[start of Information supplied]
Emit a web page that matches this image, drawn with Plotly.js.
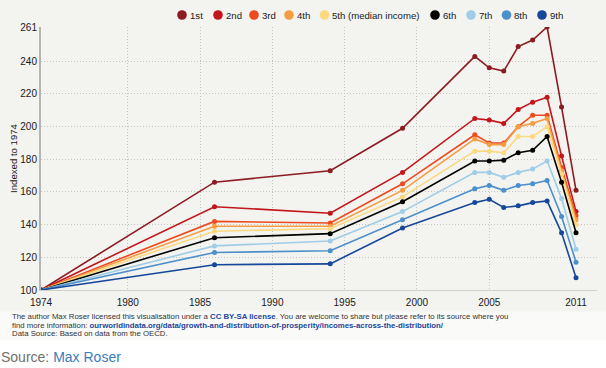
<!DOCTYPE html>
<html><head><meta charset="utf-8">
<script src="https://cdn.plot.ly/plotly-3.0.1.min.js"></script>
<style>html,body{margin:0;padding:0;background:#fff;}#chart{width:606px;height:368px;}</style>
</head><body><div id="chart"></div>
<script>
// ---- data ----
const years = [1974, 1986, 1994, 1999, 2004, 2005, 2006, 2007, 2008, 2009, 2010, 2011];
const seriesNames = ["1st", "2nd", "3rd", "4th", "5th (median income)", "6th", "7th", "8th", "9th"];
const decile1 = [100, 166, 173, 199, 243, 236, 234, 249, 253, 261, 212, 161];
const decile2 = [100, 151, 147, 172, 205, 204, 202, 210.5, 215, 218, 182, 148];
const decile3 = [100, 142, 141, 165, 195, 190, 190, 200, 207, 207, 175, 145.5];
const decile4 = [100, 139, 139, 161, 192.5, 189, 189, 200, 202, 205, 173, 143];
const decile5 = [100, 136, 137.5, 157, 185, 185, 184, 194, 194, 200, 171, 140];
const decile6 = [100, 132, 134.5, 154, 179, 179, 179.5, 184, 185.5, 194, 166, 135];
const decile7 = [100, 127, 130, 148, 172, 172, 169, 172, 174, 179, 156, 125];
const decile8 = [100, 123, 124, 143, 162, 164, 161, 164, 165, 167, 145, 117];
const decile9 = [100, 115.5, 116, 138, 153.5, 155.5, 150.5, 151.5, 153.5, 154.5, 135, 107.5];
const yTickVals = [100, 120, 140, 160, 180, 200, 220, 240, 261];
const xTickVals = [1974, 1980, 1985, 1990, 1995, 2000, 2005, 2011];
const xGridVals = [1980, 1985, 1990, 1995, 2000, 2005];

// ---- styles ----
const allSeries = [decile1, decile2, decile3, decile4, decile5, decile6, decile7, decile8, decile9];
const colors = ["#8c1b22", "#c2161c", "#ec4a1f", "#f59d43", "#fbd981", "#000000", "#9fcde6", "#4b8fcb", "#17479a"];
const legendMarkerX = [182, 218, 254, 289, 324.5, 435, 471, 506.5, 542]; // px
const legendTextX = [187.5, 223.5, 259.5, 294.5, 330, 440.5, 476.5, 512, 547.5]; // px

const W = 606, H = 368, ML = 41, MR = 9, MT = 27, MB = 78;
const PW = W - ML - MR, PH = H - MT - MB;
const px = X => (X - ML) / PW;
const py = Y => (H - MB - Y) / PH;

const traces = allSeries.map((vals, i) => ({
  type: 'scatter', mode: 'lines+markers', name: seriesNames[i],
  x: years, y: vals,
  line: {color: colors[i], width: 1.6},
  marker: {color: colors[i], size: 5},
  showlegend: false, hoverinfo: 'skip'
}));

const shapes = [
  {type: 'rect', xref: 'paper', yref: 'paper', x0: px(0), x1: px(606), y0: py(339.5), y1: py(311.5),
   fillcolor: '#fafaf9', line: {width: 0}, layer: 'below'},
  {type: 'rect', xref: 'paper', yref: 'paper', x0: px(0), x1: px(606), y0: py(368), y1: py(339.5),
   fillcolor: '#ffffff', line: {width: 0}, layer: 'below'}
];
const annotations = [];
seriesNames.forEach((n, i) => {
  shapes.push({type: 'circle', xref: 'paper', yref: 'paper', xsizemode: 'pixel', ysizemode: 'pixel',
    xanchor: px(legendMarkerX[i]), yanchor: py(15), x0: -4.8, x1: 4.8, y0: -4.8, y1: 4.8,
    fillcolor: colors[i], line: {width: 0}});
  annotations.push({xref: 'paper', yref: 'paper', x: px(legendTextX[i]), y: py(15.5),
    xanchor: 'left', yanchor: 'middle', showarrow: false, text: n,
    font: {family: 'Arial, Liberation Sans, sans-serif', size: 9.6, color: '#222'}});
});
const footFont = {family: 'Arial, Liberation Sans, sans-serif', size: 7.8, color: '#333'};
const link = t => '<span style="color:#23459a"><b>' + t + '</b></span>';
[
  ['The author Max Roser licensed this visualisation under a ' + link('CC BY-SA license') + '. You are welcome to share but please refer to its source where you', 316.5],
  ['find more information: ' + link('ourworldindata.org/data/growth-and-distribution-of-prosperity/incomes-across-the-distribution/'), 325],
  ['Data Source: Based on data from the OECD.', 333.5]
].forEach(([t, y]) => annotations.push({xref: 'paper', yref: 'paper', x: px(10), y: py(y),
  xanchor: 'left', yanchor: 'middle', showarrow: false, text: t, font: footFont}));
annotations.push({xref: 'paper', yref: 'paper', x: px(-1), y: py(356.5), xanchor: 'left', yanchor: 'middle',
  showarrow: false, text: 'Source: <span style="color:#3d7bbd">Max Roser</span>',
  font: {family: 'Arial, Liberation Sans, sans-serif', size: 14, color: '#707070'}});

const layout = {
  width: W, height: H,
  margin: {l: ML, r: MR, t: MT, b: MB},
  paper_bgcolor: '#f3f3f0', plot_bgcolor: '#f3f3f0',
  showlegend: false,
  font: {family: 'Arial, Liberation Sans, sans-serif', color: '#222'},
  xaxis: {
    range: [1974, 2012.45], tickmode: 'array', tickvals: xTickVals, ticktext: xTickVals.map(String),
    showgrid: false, zeroline: false, showline: true, linecolor: '#d0d0cc', linewidth: 1,
    ticks: '', ticklabelstandoff: 3, tickfont: {size: 10, color: '#1a1a1a'},
    minor: {tickmode: 'array', tickvals: xGridVals, showgrid: true, gridcolor: '#c4c4c0', griddash: '1px,2px', gridwidth: 1, ticks: ''}
  },
  yaxis: {
    range: [100, 261], tickmode: 'array', tickvals: yTickVals, ticktext: yTickVals.map(String),
    showgrid: true, gridcolor: '#c4c4c0', griddash: '1px,2px', gridwidth: 1,
    zeroline: false, showline: true, linecolor: '#b5b5b2', linewidth: 2,
    ticks: '', tickfont: {size: 10, color: '#1a1a1a'},
    title: {text: 'Indexed to 1974', font: {size: 9.6, color: '#1a1a1a'}, standoff: 1}
  },
  shapes: shapes,
  annotations: annotations
};
Plotly.newPlot('chart', traces, layout, {staticPlot: true, displayModeBar: false});
</script>
</body></html>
[end of Information supplied]
▶ Aim
Using the material above, set down every line exactly, but skip the pictures.

▶ Task response
Emit a web page that matches this image, drawn with Plotly.js.
<!DOCTYPE html>
<html><head><meta charset="utf-8">
<script src="https://cdn.plot.ly/plotly-3.0.1.min.js"></script>
<style>html,body{margin:0;padding:0;background:#fff;}#chart{width:606px;height:368px;}</style>
</head><body><div id="chart"></div>
<script>
// ---- data ----
const years = [1974, 1986, 1994, 1999, 2004, 2005, 2006, 2007, 2008, 2009, 2010, 2011];
const seriesNames = ["1st", "2nd", "3rd", "4th", "5th (median income)", "6th", "7th", "8th", "9th"];
const decile1 = [100, 166, 173, 199, 243, 236, 234, 249, 253, 261, 212, 161];
const decile2 = [100, 151, 147, 172, 205, 204, 202, 210.5, 215, 218, 182, 148];
const decile3 = [100, 142, 141, 165, 195, 190, 190, 200, 207, 207, 175, 145.5];
const decile4 = [100, 139, 139, 161, 192.5, 189, 189, 200, 202, 205, 173, 143];
const decile5 = [100, 136, 137.5, 157, 185, 185, 184, 194, 194, 200, 171, 140];
const decile6 = [100, 132, 134.5, 154, 179, 179, 179.5, 184, 185.5, 194, 166, 135];
const decile7 = [100, 127, 130, 148, 172, 172, 169, 172, 174, 179, 156, 125];
const decile8 = [100, 123, 124, 143, 162, 164, 161, 164, 165, 167, 145, 117];
const decile9 = [100, 115.5, 116, 138, 153.5, 155.5, 150.5, 151.5, 153.5, 154.5, 135, 107.5];
const yTickVals = [100, 120, 140, 160, 180, 200, 220, 240, 261];
const xTickVals = [1974, 1980, 1985, 1990, 1995, 2000, 2005, 2011];
const xGridVals = [1980, 1985, 1990, 1995, 2000, 2005];

// ---- styles ----
const allSeries = [decile1, decile2, decile3, decile4, decile5, decile6, decile7, decile8, decile9];
const colors = ["#8c1b22", "#c2161c", "#ec4a1f", "#f59d43", "#fbd981", "#000000", "#9fcde6", "#4b8fcb", "#17479a"];
const legendMarkerX = [182, 218, 254, 289, 324.5, 435, 471, 506.5, 542]; // px
const legendTextX = [187.5, 223.5, 259.5, 294.5, 330, 440.5, 476.5, 512, 547.5]; // px

const W = 606, H = 368, ML = 41, MR = 9, MT = 27, MB = 78;
const PW = W - ML - MR, PH = H - MT - MB;
const px = X => (X - ML) / PW;
const py = Y => (H - MB - Y) / PH;

const traces = allSeries.map((vals, i) => ({
  type: 'scatter', mode: 'lines+markers', name: seriesNames[i],
  x: years, y: vals,
  line: {color: colors[i], width: 1.6},
  marker: {color: colors[i], size: 5},
  showlegend: false, hoverinfo: 'skip'
}));

const shapes = [
  {type: 'rect', xref: 'paper', yref: 'paper', x0: px(0), x1: px(606), y0: py(339.5), y1: py(311.5),
   fillcolor: '#fafaf9', line: {width: 0}, layer: 'below'},
  {type: 'rect', xref: 'paper', yref: 'paper', x0: px(0), x1: px(606), y0: py(368), y1: py(339.5),
   fillcolor: '#ffffff', line: {width: 0}, layer: 'below'}
];
const annotations = [];
seriesNames.forEach((n, i) => {
  shapes.push({type: 'circle', xref: 'paper', yref: 'paper', xsizemode: 'pixel', ysizemode: 'pixel',
    xanchor: px(legendMarkerX[i]), yanchor: py(15), x0: -4.8, x1: 4.8, y0: -4.8, y1: 4.8,
    fillcolor: colors[i], line: {width: 0}});
  annotations.push({xref: 'paper', yref: 'paper', x: px(legendTextX[i]), y: py(15.5),
    xanchor: 'left', yanchor: 'middle', showarrow: false, text: n,
    font: {family: 'Arial, Liberation Sans, sans-serif', size: 9.6, color: '#222'}});
});
const footFont = {family: 'Arial, Liberation Sans, sans-serif', size: 7.8, color: '#333'};
const link = t => '<span style="color:#23459a"><b>' + t + '</b></span>';
[
  ['The author Max Roser licensed this visualisation under a ' + link('CC BY-SA license') + '. You are welcome to share but please refer to its source where you', 316.5],
  ['find more information: ' + link('ourworldindata.org/data/growth-and-distribution-of-prosperity/incomes-across-the-distribution/'), 325],
  ['Data Source: Based on data from the OECD.', 333.5]
].forEach(([t, y]) => annotations.push({xref: 'paper', yref: 'paper', x: px(10), y: py(y),
  xanchor: 'left', yanchor: 'middle', showarrow: false, text: t, font: footFont}));
annotations.push({xref: 'paper', yref: 'paper', x: px(-1), y: py(356.5), xanchor: 'left', yanchor: 'middle',
  showarrow: false, text: 'Source: <span style="color:#3d7bbd">Max Roser</span>',
  font: {family: 'Arial, Liberation Sans, sans-serif', size: 14, color: '#707070'}});

const layout = {
  width: W, height: H,
  margin: {l: ML, r: MR, t: MT, b: MB},
  paper_bgcolor: '#f3f3f0', plot_bgcolor: '#f3f3f0',
  showlegend: false,
  font: {family: 'Arial, Liberation Sans, sans-serif', color: '#222'},
  xaxis: {
    range: [1974, 2012.45], tickmode: 'array', tickvals: xTickVals, ticktext: xTickVals.map(String),
    showgrid: false, zeroline: false, showline: true, linecolor: '#d0d0cc', linewidth: 1,
    ticks: '', ticklabelstandoff: 3, tickfont: {size: 10, color: '#1a1a1a'},
    minor: {tickmode: 'array', tickvals: xGridVals, showgrid: true, gridcolor: '#c4c4c0', griddash: '1px,2px', gridwidth: 1, ticks: ''}
  },
  yaxis: {
    range: [100, 261], tickmode: 'array', tickvals: yTickVals, ticktext: yTickVals.map(String),
    showgrid: true, gridcolor: '#c4c4c0', griddash: '1px,2px', gridwidth: 1,
    zeroline: false, showline: true, linecolor: '#b5b5b2', linewidth: 2,
    ticks: '', tickfont: {size: 10, color: '#1a1a1a'},
    title: {text: 'Indexed to 1974', font: {size: 9.6, color: '#1a1a1a'}, standoff: 1}
  },
  shapes: shapes,
  annotations: annotations
};
Plotly.newPlot('chart', traces, layout, {staticPlot: true, displayModeBar: false});
</script>
</body></html>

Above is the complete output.